▶ [Task objective]:
In your copy, leave out the pictures; write out all the data exactly.

▶ [Stored data]:
[START]
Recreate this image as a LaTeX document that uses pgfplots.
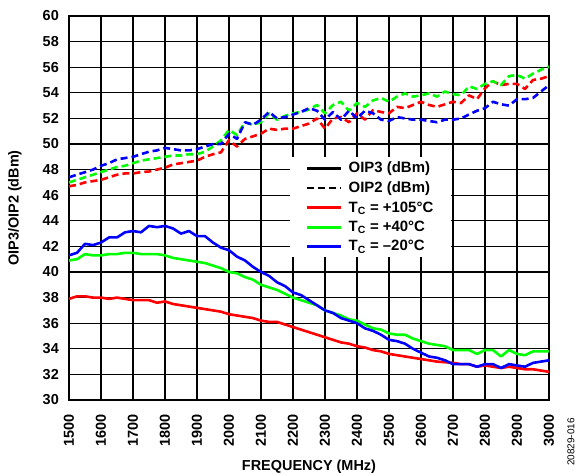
\documentclass[border=0pt]{standalone}
\usepackage{pgfplots}
\usepackage{pgfplotstable}
\pgfplotsset{compat=1.18}
\usepackage{fontspec}
\setmainfont{Liberation Sans}

\pgfplotstableread{
f    r3    g3    b3    r2    g2    b2
1500 37.9 40.9 41.3 46.7 47.0 47.4
1525 38.1 41.0 41.5 46.8 47.2 47.6
1550 38.1 41.4 42.2 47.0 47.4 47.8
1575 38.0 41.3 42.1 47.1 47.6 48.0
1600 38.0 41.3 42.3 47.2 47.8 48.3
1625 37.9 41.4 42.7 47.4 48.0 48.5
1650 38.0 41.4 42.7 47.6 48.2 48.8
1675 37.9 41.5 43.1 47.7 48.3 48.9
1700 37.8 41.5 43.2 47.7 48.5 49.0
1725 37.8 41.4 43.1 47.8 48.7 49.2
1750 37.8 41.4 43.6 47.85 48.8 49.4
1775 37.6 41.4 43.5 48.0 48.9 49.5
1800 37.7 41.3 43.6 48.15 49.0 49.7
1825 37.5 41.1 43.4 48.4 49.1 49.6
1850 37.4 41.0 43.0 48.5 49.1 49.5
1875 37.3 40.9 43.2 48.6 49.2 49.5
1900 37.2 40.8 42.8 48.7 49.2 49.6
1925 37.1 40.7 42.8 49.0 49.4 49.8
1950 37.0 40.5 42.3 49.2 49.8 50.0
1975 36.9 40.3 41.9 49.35 50.3 50.0
2000 36.7 40.0 41.7 50.3 51.1 50.8
2025 36.6 39.9 41.2 49.8 50.7 50.4
2050 36.5 39.6 40.9 50.4 51.7 51.7
2075 36.4 39.4 40.4 50.6 51.5 51.5
2100 36.2 39.0 40.0 50.8 51.7 51.9
2125 36.1 38.8 39.7 51.2 52.4 52.5
2150 36.1 38.6 39.2 51.1 51.9 52.0
2175 35.9 38.3 38.9 51.2 52.2 52.1
2200 35.7 38.0 38.4 51.2 52.4 52.3
2225 35.5 37.8 38.2 51.4 52.5 52.5
2250 35.3 37.6 37.8 51.6 52.7 52.8
2275 35.1 37.4 37.4 52.0 53.05 52.6
2300 34.9 37.0 37.0 51.2 52.4 51.9
2325 34.7 36.8 36.8 52.0 53.05 52.5
2350 34.5 36.6 36.4 52.1 53.3 51.9
2375 34.4 36.3 36.2 51.7 52.6 52.6
2400 34.2 36.2 36.0 52.4 53.2 52.0
2425 34.1 35.9 35.6 51.9 52.9 52.6
2450 33.9 35.6 35.4 52.65 53.4 52.4
2475 33.8 35.5 35.1 52.5 53.6 51.9
2500 33.6 35.2 34.7 52.4 53.3 51.8
2525 33.5 35.1 34.6 52.9 53.7 52.1
2550 33.4 35.1 34.4 52.8 53.95 52.0
2575 33.3 34.8 34.0 53.05 53.7 51.9
2600 33.2 34.6 33.7 53.3 53.8 51.9
2625 33.1 34.4 33.4 53.05 53.95 51.8
2650 33.0 34.3 33.3 52.9 53.7 51.7
2675 32.95 34.2 33.1 53.1 54.1 51.9
2700 32.9 33.9 32.8 53.3 53.9 51.9
2725 32.8 33.9 32.8 53.2 53.8 52.0
2750 32.8 33.9 32.8 53.8 54.5 52.3
2775 32.6 33.6 32.6 53.5 54.3 52.6
2800 32.7 33.9 32.8 54.35 54.7 52.8
2825 32.6 33.9 32.8 54.9 54.9 53.3
2850 32.5 33.4 32.5 54.6 54.6 53.1
2875 32.6 33.9 32.8 54.7 55.3 53.0
2900 32.5 33.6 32.7 54.7 55.4 53.5
2925 32.4 33.5 32.6 54.3 55.1 53.5
2950 32.4 33.8 32.9 55.0 55.5 53.6
2975 32.3 33.8 33.0 55.1 55.8 54.1
3000 32.2 33.8 33.1 55.3 56.05 54.6
}\datatable

\begin{document}
\begin{tikzpicture}
\begin{axis}[
  at={(0,0)}, anchor=south west,
  width=480bp, height=384bp, scale only axis,
  xmin=1500, xmax=3000, ymin=30, ymax=60,
  xtick={1500,1600,...,3000}, ytick={30,32,...,60},
  grid=major, major grid style={black, line width=1.2pt},
  axis line style={black, line width=1.6pt},
  major tick length=0pt,
  tick label style={font=\fontsize{14.5}{16}\selectfont\bfseries},
  /pgf/number format/assume math mode=true,
  /pgf/number format/set thousands separator={},
  xticklabel style={rotate=90, anchor=east, inner sep=0bp, xshift=-14bp},
  yticklabel style={anchor=east, inner sep=0bp, xshift=-10bp},
  xlabel={FREQUENCY (MHz)}, ylabel={OIP3/OIP2 (dBm)},
  label style={font=\fontsize{14.5}{16}\selectfont\bfseries},
  xlabel style={at={(axis description cs:0.5,0)}, anchor=center, yshift=-67bp},
  ylabel style={at={(axis description cs:-0.1125,0.5)}, anchor=center},
  legend style={at={(0.46,0.633)}, anchor=north west, draw=none, fill=white,
    font=\fontsize{15}{18}\selectfont\bfseries, row sep=3.5bp, inner xsep=16bp, inner ysep=3bp,
    cells={anchor=west}},
  legend image code/.code={\draw[#1, line width=2.8pt] (0bp,0bp) -- (34bp,0bp); \path (38bp,0bp);},
  every axis plot/.append style={line width=2.6pt, line join=round},
]
\addlegendimage{black}
\addlegendentry{OIP3 (dBm)}
\addlegendimage{black, dash pattern=on 7bp off 4bp}
\addlegendentry{OIP2 (dBm)}
\addlegendimage{red}
\addlegendentry{T\textsubscript{C} = +105°C}
\addlegendimage{green}
\addlegendentry{T\textsubscript{C} = +40°C}
\addlegendimage{blue}
\addlegendentry{T\textsubscript{C} = –20°C}

\addplot[red, forget plot] table[x=f, y=r3] {\datatable};
\addplot[green, forget plot] table[x=f, y=g3] {\datatable};
\addplot[blue, forget plot] table[x=f, y=b3] {\datatable};
\addplot[red, dash pattern=on 7bp off 4bp, forget plot] table[x=f, y=r2] {\datatable};
\addplot[green, dash pattern=on 7bp off 4bp, forget plot] table[x=f, y=g2] {\datatable};
\addplot[blue, dash pattern=on 7bp off 4bp, forget plot] table[x=f, y=b2] {\datatable};
\end{axis}
\node[rotate=90, font=\fontsize{10}{11}\selectfont, anchor=center] at (502bp,-42bp) {20829-016};
\pgfresetboundingbox
\path[use as bounding box] (-69bp,-76bp) rectangle (510bp,400bp);
\end{tikzpicture}
\end{document}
[END]
▶ [Answer in full]:
Recreate this image as a LaTeX document that uses pgfplots.
\documentclass[border=0pt]{standalone}
\usepackage{pgfplots}
\usepackage{pgfplotstable}
\pgfplotsset{compat=1.18}
\usepackage{fontspec}
\setmainfont{Liberation Sans}

\pgfplotstableread{
f    r3    g3    b3    r2    g2    b2
1500 37.9 40.9 41.3 46.7 47.0 47.4
1525 38.1 41.0 41.5 46.8 47.2 47.6
1550 38.1 41.4 42.2 47.0 47.4 47.8
1575 38.0 41.3 42.1 47.1 47.6 48.0
1600 38.0 41.3 42.3 47.2 47.8 48.3
1625 37.9 41.4 42.7 47.4 48.0 48.5
1650 38.0 41.4 42.7 47.6 48.2 48.8
1675 37.9 41.5 43.1 47.7 48.3 48.9
1700 37.8 41.5 43.2 47.7 48.5 49.0
1725 37.8 41.4 43.1 47.8 48.7 49.2
1750 37.8 41.4 43.6 47.85 48.8 49.4
1775 37.6 41.4 43.5 48.0 48.9 49.5
1800 37.7 41.3 43.6 48.15 49.0 49.7
1825 37.5 41.1 43.4 48.4 49.1 49.6
1850 37.4 41.0 43.0 48.5 49.1 49.5
1875 37.3 40.9 43.2 48.6 49.2 49.5
1900 37.2 40.8 42.8 48.7 49.2 49.6
1925 37.1 40.7 42.8 49.0 49.4 49.8
1950 37.0 40.5 42.3 49.2 49.8 50.0
1975 36.9 40.3 41.9 49.35 50.3 50.0
2000 36.7 40.0 41.7 50.3 51.1 50.8
2025 36.6 39.9 41.2 49.8 50.7 50.4
2050 36.5 39.6 40.9 50.4 51.7 51.7
2075 36.4 39.4 40.4 50.6 51.5 51.5
2100 36.2 39.0 40.0 50.8 51.7 51.9
2125 36.1 38.8 39.7 51.2 52.4 52.5
2150 36.1 38.6 39.2 51.1 51.9 52.0
2175 35.9 38.3 38.9 51.2 52.2 52.1
2200 35.7 38.0 38.4 51.2 52.4 52.3
2225 35.5 37.8 38.2 51.4 52.5 52.5
2250 35.3 37.6 37.8 51.6 52.7 52.8
2275 35.1 37.4 37.4 52.0 53.05 52.6
2300 34.9 37.0 37.0 51.2 52.4 51.9
2325 34.7 36.8 36.8 52.0 53.05 52.5
2350 34.5 36.6 36.4 52.1 53.3 51.9
2375 34.4 36.3 36.2 51.7 52.6 52.6
2400 34.2 36.2 36.0 52.4 53.2 52.0
2425 34.1 35.9 35.6 51.9 52.9 52.6
2450 33.9 35.6 35.4 52.65 53.4 52.4
2475 33.8 35.5 35.1 52.5 53.6 51.9
2500 33.6 35.2 34.7 52.4 53.3 51.8
2525 33.5 35.1 34.6 52.9 53.7 52.1
2550 33.4 35.1 34.4 52.8 53.95 52.0
2575 33.3 34.8 34.0 53.05 53.7 51.9
2600 33.2 34.6 33.7 53.3 53.8 51.9
2625 33.1 34.4 33.4 53.05 53.95 51.8
2650 33.0 34.3 33.3 52.9 53.7 51.7
2675 32.95 34.2 33.1 53.1 54.1 51.9
2700 32.9 33.9 32.8 53.3 53.9 51.9
2725 32.8 33.9 32.8 53.2 53.8 52.0
2750 32.8 33.9 32.8 53.8 54.5 52.3
2775 32.6 33.6 32.6 53.5 54.3 52.6
2800 32.7 33.9 32.8 54.35 54.7 52.8
2825 32.6 33.9 32.8 54.9 54.9 53.3
2850 32.5 33.4 32.5 54.6 54.6 53.1
2875 32.6 33.9 32.8 54.7 55.3 53.0
2900 32.5 33.6 32.7 54.7 55.4 53.5
2925 32.4 33.5 32.6 54.3 55.1 53.5
2950 32.4 33.8 32.9 55.0 55.5 53.6
2975 32.3 33.8 33.0 55.1 55.8 54.1
3000 32.2 33.8 33.1 55.3 56.05 54.6
}\datatable

\begin{document}
\begin{tikzpicture}
\begin{axis}[
  at={(0,0)}, anchor=south west,
  width=480bp, height=384bp, scale only axis,
  xmin=1500, xmax=3000, ymin=30, ymax=60,
  xtick={1500,1600,...,3000}, ytick={30,32,...,60},
  grid=major, major grid style={black, line width=1.2pt},
  axis line style={black, line width=1.6pt},
  major tick length=0pt,
  tick label style={font=\fontsize{14.5}{16}\selectfont\bfseries},
  /pgf/number format/assume math mode=true,
  /pgf/number format/set thousands separator={},
  xticklabel style={rotate=90, anchor=east, inner sep=0bp, xshift=-14bp},
  yticklabel style={anchor=east, inner sep=0bp, xshift=-10bp},
  xlabel={FREQUENCY (MHz)}, ylabel={OIP3/OIP2 (dBm)},
  label style={font=\fontsize{14.5}{16}\selectfont\bfseries},
  xlabel style={at={(axis description cs:0.5,0)}, anchor=center, yshift=-67bp},
  ylabel style={at={(axis description cs:-0.1125,0.5)}, anchor=center},
  legend style={at={(0.46,0.633)}, anchor=north west, draw=none, fill=white,
    font=\fontsize{15}{18}\selectfont\bfseries, row sep=3.5bp, inner xsep=16bp, inner ysep=3bp,
    cells={anchor=west}},
  legend image code/.code={\draw[#1, line width=2.8pt] (0bp,0bp) -- (34bp,0bp); \path (38bp,0bp);},
  every axis plot/.append style={line width=2.6pt, line join=round},
]
\addlegendimage{black}
\addlegendentry{OIP3 (dBm)}
\addlegendimage{black, dash pattern=on 7bp off 4bp}
\addlegendentry{OIP2 (dBm)}
\addlegendimage{red}
\addlegendentry{T\textsubscript{C} = +105°C}
\addlegendimage{green}
\addlegendentry{T\textsubscript{C} = +40°C}
\addlegendimage{blue}
\addlegendentry{T\textsubscript{C} = –20°C}

\addplot[red, forget plot] table[x=f, y=r3] {\datatable};
\addplot[green, forget plot] table[x=f, y=g3] {\datatable};
\addplot[blue, forget plot] table[x=f, y=b3] {\datatable};
\addplot[red, dash pattern=on 7bp off 4bp, forget plot] table[x=f, y=r2] {\datatable};
\addplot[green, dash pattern=on 7bp off 4bp, forget plot] table[x=f, y=g2] {\datatable};
\addplot[blue, dash pattern=on 7bp off 4bp, forget plot] table[x=f, y=b2] {\datatable};
\end{axis}
\node[rotate=90, font=\fontsize{10}{11}\selectfont, anchor=center] at (502bp,-42bp) {20829-016};
\pgfresetboundingbox
\path[use as bounding box] (-69bp,-76bp) rectangle (510bp,400bp);
\end{tikzpicture}
\end{document}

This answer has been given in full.